Thomas Baker wrote:
>
> On Fri, 23 Feb 2001, Stefan Kokkelink wrote:
> > That sounds like a precise and simple definition. So
> > the dumb-down of
> >
> > <dc:subject>
> > <rdf:value>12dget4564</rdf:value>
> > <rdfs:isDefinedBy>some strange schema</rdfs:isDefinedBy>
> > <dc:subject>
> >
> > is '12dget4564'? If this is recommended as best practice,
> > I don't see what do we gain by this? (But, I am quite new
> > to this, so please be forgiving ;-)
>
> The idea is that one should ask whether the strings are "useful for
> resource discovery" even in the absence of qualifiers. In this case,
> the string "12dget4564" would seem to be pretty useless as a piece of
> information unless you know where it comes from. So if this "some
> strange schema" were to be proposed to the Usage Board for
> certification as a Encoding Scheme qualifier, I would vote against it.
I should have used a real example, e.g. the Mathematical Subject
Classification (MSC). The code would look like this:
<dc:subject>
<rdf:value>19D10</rdf:value>
<rdfs:isDefinedBy>MSC</rdfs:isDefinedBy>
<dc:subject>
I could have used the PACS classification also. I hope
you would not vote against these two classifications, because
then we would have real problems to describe mathematical
documents at all. (That would frustrate my colleagues ;-)
I think the requirement for a classification scheme to
provide human readable strings as values is too strong.
> The idea is not to say that every subject heading or classification
> scheme in the world should go into dc:subject -- just the ones that
> seem useful for discovery.
MSC is usefull for resource discovery, see the
preprint index MPRESS
http://MathNet.preprints.org/
that is based on qualified
DC and allows searching and browsing in the
MSC classification.
> Instead of dc:subject, in this case, one
> could use an element like <my-app:sss>, where my-app is a namespace
> other than dc.
I strongly disagree here. Dublin Core should provide a framework
that allows the flexible use of classification schemes as objects
of dc properties. The framework only has to ensure that simple
resource discovery is always possible without knowing all
existing classification schemes.
> One counter-example is "Languages -- Phonetics", which is a useful
> string for indexing and discovery even if you do not know it comes from
> the Library of Congress Subject Headings.

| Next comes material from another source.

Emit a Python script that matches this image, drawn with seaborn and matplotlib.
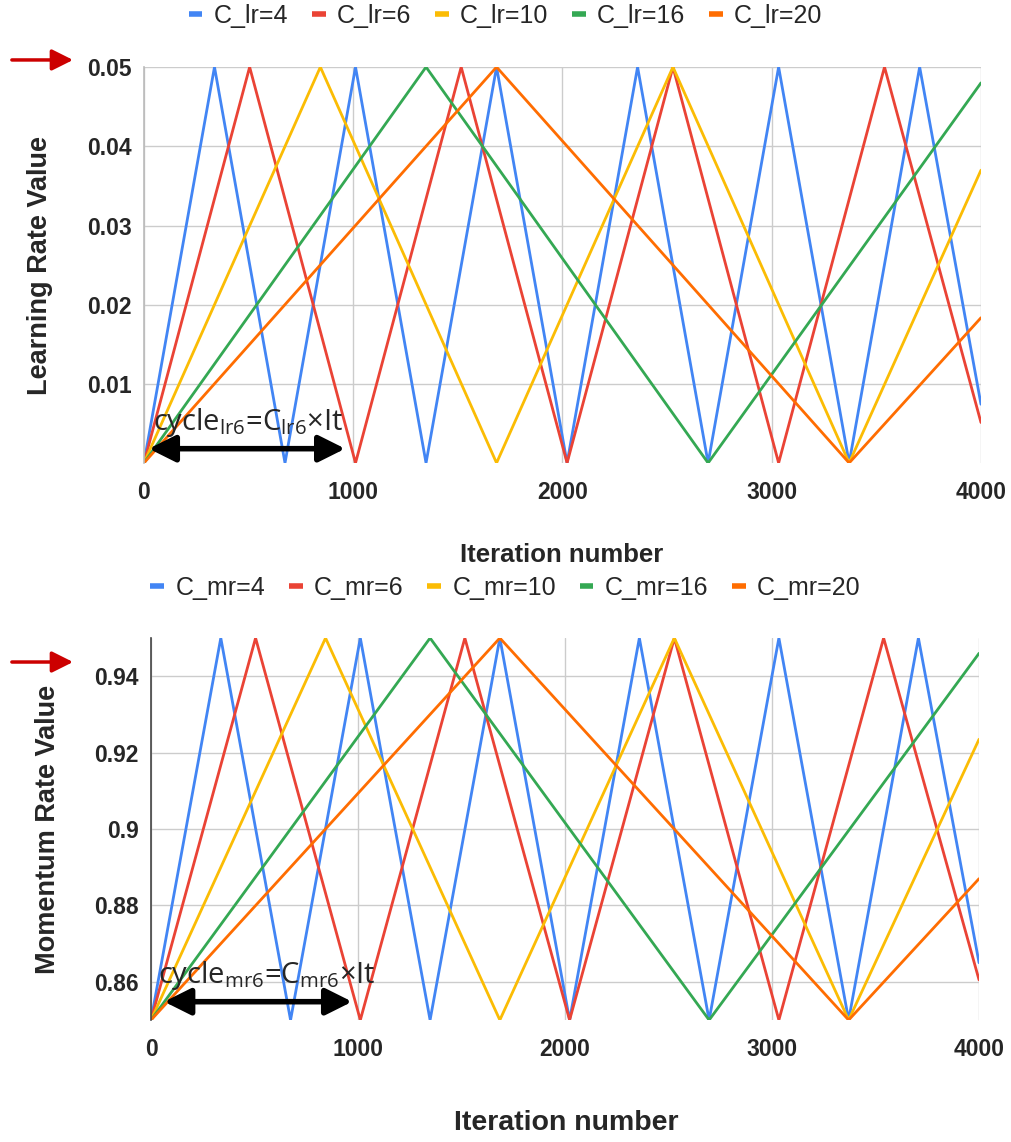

You are right, the dumb-down algorithm works for this example.
> An intermediate example is Dewey Decimal Classification, which was
> approved as qualifier because (in my recollection) the text labels are
> useful strings even if the decimal numbers themselves are not helpful
> in their unqualified form.
I don't know the DDC systems in detail. Are the values of this
scheme the numbers or a combination of numbers and 'labels'?